Items from a data source
========================================================================

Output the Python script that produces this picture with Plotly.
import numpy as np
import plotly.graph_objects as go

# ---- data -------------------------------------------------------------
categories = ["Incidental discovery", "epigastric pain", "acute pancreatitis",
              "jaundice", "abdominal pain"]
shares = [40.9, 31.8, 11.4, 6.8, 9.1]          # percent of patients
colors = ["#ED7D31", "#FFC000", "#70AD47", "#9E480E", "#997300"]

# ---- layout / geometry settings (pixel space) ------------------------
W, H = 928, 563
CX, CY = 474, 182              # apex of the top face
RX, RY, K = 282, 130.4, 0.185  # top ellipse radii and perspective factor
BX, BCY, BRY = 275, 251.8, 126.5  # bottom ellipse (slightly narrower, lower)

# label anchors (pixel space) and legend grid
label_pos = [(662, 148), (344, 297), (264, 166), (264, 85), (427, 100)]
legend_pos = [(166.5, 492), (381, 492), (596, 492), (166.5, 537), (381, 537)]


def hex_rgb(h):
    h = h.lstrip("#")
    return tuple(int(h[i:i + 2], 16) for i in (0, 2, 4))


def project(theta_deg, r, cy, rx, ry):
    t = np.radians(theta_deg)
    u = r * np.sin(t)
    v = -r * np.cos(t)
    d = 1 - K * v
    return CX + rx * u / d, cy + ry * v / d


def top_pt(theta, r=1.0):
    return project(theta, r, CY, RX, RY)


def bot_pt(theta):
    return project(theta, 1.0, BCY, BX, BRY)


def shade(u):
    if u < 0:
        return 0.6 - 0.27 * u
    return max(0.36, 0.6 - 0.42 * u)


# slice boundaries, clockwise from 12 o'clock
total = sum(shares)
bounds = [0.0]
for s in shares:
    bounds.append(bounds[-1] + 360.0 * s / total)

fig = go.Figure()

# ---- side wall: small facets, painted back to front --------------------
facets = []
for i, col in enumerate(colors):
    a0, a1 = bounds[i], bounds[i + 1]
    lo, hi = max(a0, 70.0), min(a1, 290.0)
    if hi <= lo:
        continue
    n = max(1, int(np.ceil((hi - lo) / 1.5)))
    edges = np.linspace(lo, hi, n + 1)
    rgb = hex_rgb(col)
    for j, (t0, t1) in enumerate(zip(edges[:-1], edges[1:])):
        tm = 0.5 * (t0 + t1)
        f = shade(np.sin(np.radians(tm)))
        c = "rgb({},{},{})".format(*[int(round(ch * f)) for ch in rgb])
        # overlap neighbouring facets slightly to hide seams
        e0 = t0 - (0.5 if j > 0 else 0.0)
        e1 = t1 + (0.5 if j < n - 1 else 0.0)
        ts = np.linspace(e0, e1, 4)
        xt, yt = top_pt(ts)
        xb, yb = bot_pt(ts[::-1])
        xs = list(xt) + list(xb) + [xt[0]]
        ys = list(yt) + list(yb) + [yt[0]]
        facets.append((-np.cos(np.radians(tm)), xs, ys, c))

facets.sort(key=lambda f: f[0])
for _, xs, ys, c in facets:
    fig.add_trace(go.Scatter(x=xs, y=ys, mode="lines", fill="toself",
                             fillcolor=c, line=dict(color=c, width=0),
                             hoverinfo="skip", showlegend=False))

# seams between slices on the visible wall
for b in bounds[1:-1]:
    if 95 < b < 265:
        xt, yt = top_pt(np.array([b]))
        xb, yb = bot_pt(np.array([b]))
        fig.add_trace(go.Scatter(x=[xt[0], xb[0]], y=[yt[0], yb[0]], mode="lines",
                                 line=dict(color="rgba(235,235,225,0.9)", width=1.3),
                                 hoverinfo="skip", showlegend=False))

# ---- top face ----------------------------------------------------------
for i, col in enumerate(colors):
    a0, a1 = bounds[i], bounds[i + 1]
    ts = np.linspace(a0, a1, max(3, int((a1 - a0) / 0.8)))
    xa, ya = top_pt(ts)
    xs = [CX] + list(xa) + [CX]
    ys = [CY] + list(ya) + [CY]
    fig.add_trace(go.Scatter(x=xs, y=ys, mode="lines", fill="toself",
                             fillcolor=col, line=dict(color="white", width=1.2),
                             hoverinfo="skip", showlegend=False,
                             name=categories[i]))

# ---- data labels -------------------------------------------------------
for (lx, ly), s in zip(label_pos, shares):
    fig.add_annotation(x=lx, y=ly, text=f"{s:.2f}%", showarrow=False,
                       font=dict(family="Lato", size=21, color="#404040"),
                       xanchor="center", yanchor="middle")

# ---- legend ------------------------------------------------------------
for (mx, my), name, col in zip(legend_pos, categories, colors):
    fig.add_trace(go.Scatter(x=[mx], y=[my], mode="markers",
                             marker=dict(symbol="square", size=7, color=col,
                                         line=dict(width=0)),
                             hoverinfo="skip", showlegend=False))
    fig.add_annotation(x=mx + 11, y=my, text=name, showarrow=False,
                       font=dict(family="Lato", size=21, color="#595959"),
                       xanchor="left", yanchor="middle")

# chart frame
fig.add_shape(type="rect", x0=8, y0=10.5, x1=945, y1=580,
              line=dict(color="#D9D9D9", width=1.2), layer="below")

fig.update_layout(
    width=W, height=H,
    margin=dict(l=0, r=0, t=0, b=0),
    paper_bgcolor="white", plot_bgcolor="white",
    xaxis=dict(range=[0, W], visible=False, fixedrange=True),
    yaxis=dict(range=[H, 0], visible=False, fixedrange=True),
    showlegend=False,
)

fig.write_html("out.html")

========================================================================

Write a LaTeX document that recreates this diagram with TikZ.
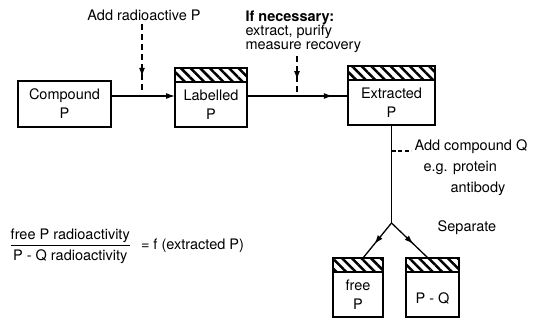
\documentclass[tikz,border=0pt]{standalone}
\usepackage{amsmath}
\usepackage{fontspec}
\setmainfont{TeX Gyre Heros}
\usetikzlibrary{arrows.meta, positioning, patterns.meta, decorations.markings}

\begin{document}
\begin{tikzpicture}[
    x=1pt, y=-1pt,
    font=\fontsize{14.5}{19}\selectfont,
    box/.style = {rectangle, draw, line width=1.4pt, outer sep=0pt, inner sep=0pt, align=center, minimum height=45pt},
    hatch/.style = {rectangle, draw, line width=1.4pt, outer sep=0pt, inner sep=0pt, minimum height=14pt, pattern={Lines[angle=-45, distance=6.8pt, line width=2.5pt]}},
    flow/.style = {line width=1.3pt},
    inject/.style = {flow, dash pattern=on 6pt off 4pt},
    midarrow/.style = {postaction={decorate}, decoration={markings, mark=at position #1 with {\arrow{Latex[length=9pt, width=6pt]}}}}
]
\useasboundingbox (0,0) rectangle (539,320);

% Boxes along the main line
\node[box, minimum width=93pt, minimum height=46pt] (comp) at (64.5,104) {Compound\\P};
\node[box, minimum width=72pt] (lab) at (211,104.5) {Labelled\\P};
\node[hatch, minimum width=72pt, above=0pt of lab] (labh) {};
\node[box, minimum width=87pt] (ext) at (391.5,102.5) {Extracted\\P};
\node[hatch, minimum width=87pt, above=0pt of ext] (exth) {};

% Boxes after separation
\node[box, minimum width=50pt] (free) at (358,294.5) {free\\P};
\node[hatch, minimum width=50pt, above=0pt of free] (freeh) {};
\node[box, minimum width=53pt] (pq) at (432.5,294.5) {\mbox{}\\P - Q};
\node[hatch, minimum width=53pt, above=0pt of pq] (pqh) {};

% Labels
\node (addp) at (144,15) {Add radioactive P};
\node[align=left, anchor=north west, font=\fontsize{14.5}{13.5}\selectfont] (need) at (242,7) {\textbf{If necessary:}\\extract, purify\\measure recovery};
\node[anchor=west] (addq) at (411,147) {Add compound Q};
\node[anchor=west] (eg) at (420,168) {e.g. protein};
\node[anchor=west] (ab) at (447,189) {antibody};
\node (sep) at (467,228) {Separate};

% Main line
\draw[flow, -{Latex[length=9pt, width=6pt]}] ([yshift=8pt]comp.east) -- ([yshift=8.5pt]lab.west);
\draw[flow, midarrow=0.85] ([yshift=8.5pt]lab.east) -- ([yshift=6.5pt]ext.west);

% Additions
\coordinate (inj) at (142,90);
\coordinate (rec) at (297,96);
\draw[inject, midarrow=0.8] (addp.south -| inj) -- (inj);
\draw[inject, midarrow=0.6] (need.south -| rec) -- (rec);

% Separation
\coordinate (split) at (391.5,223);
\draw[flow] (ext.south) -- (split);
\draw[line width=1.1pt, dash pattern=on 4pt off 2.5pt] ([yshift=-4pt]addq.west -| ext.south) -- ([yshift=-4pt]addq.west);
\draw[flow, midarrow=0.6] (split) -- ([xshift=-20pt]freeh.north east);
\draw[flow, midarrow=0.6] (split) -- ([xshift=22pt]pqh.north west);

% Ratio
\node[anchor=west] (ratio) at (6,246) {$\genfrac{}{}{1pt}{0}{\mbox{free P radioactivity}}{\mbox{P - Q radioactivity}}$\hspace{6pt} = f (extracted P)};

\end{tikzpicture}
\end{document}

========================================================================

GIVEN TASK: The lines to be given again exactly are those from the one containing "Output the Python" up to and including the one containing "return tuple(int(h[i:i +".

ANSWER TO THIS TASK:
Output the Python script that produces this picture with Plotly.
import numpy as np
import plotly.graph_objects as go

# ---- data -------------------------------------------------------------
categories = ["Incidental discovery", "epigastric pain", "acute pancreatitis",
              "jaundice", "abdominal pain"]
shares = [40.9, 31.8, 11.4, 6.8, 9.1]          # percent of patients
colors = ["#ED7D31", "#FFC000", "#70AD47", "#9E480E", "#997300"]

# ---- layout / geometry settings (pixel space) ------------------------
W, H = 928, 563
CX, CY = 474, 182              # apex of the top face
RX, RY, K = 282, 130.4, 0.185  # top ellipse radii and perspective factor
BX, BCY, BRY = 275, 251.8, 126.5  # bottom ellipse (slightly narrower, lower)

# label anchors (pixel space) and legend grid
label_pos = [(662, 148), (344, 297), (264, 166), (264, 85), (427, 100)]
legend_pos = [(166.5, 492), (381, 492), (596, 492), (166.5, 537), (381, 537)]


def hex_rgb(h):
    h = h.lstrip("#")
    return tuple(int(h[i:i + 2], 16) for i in (0, 2, 4))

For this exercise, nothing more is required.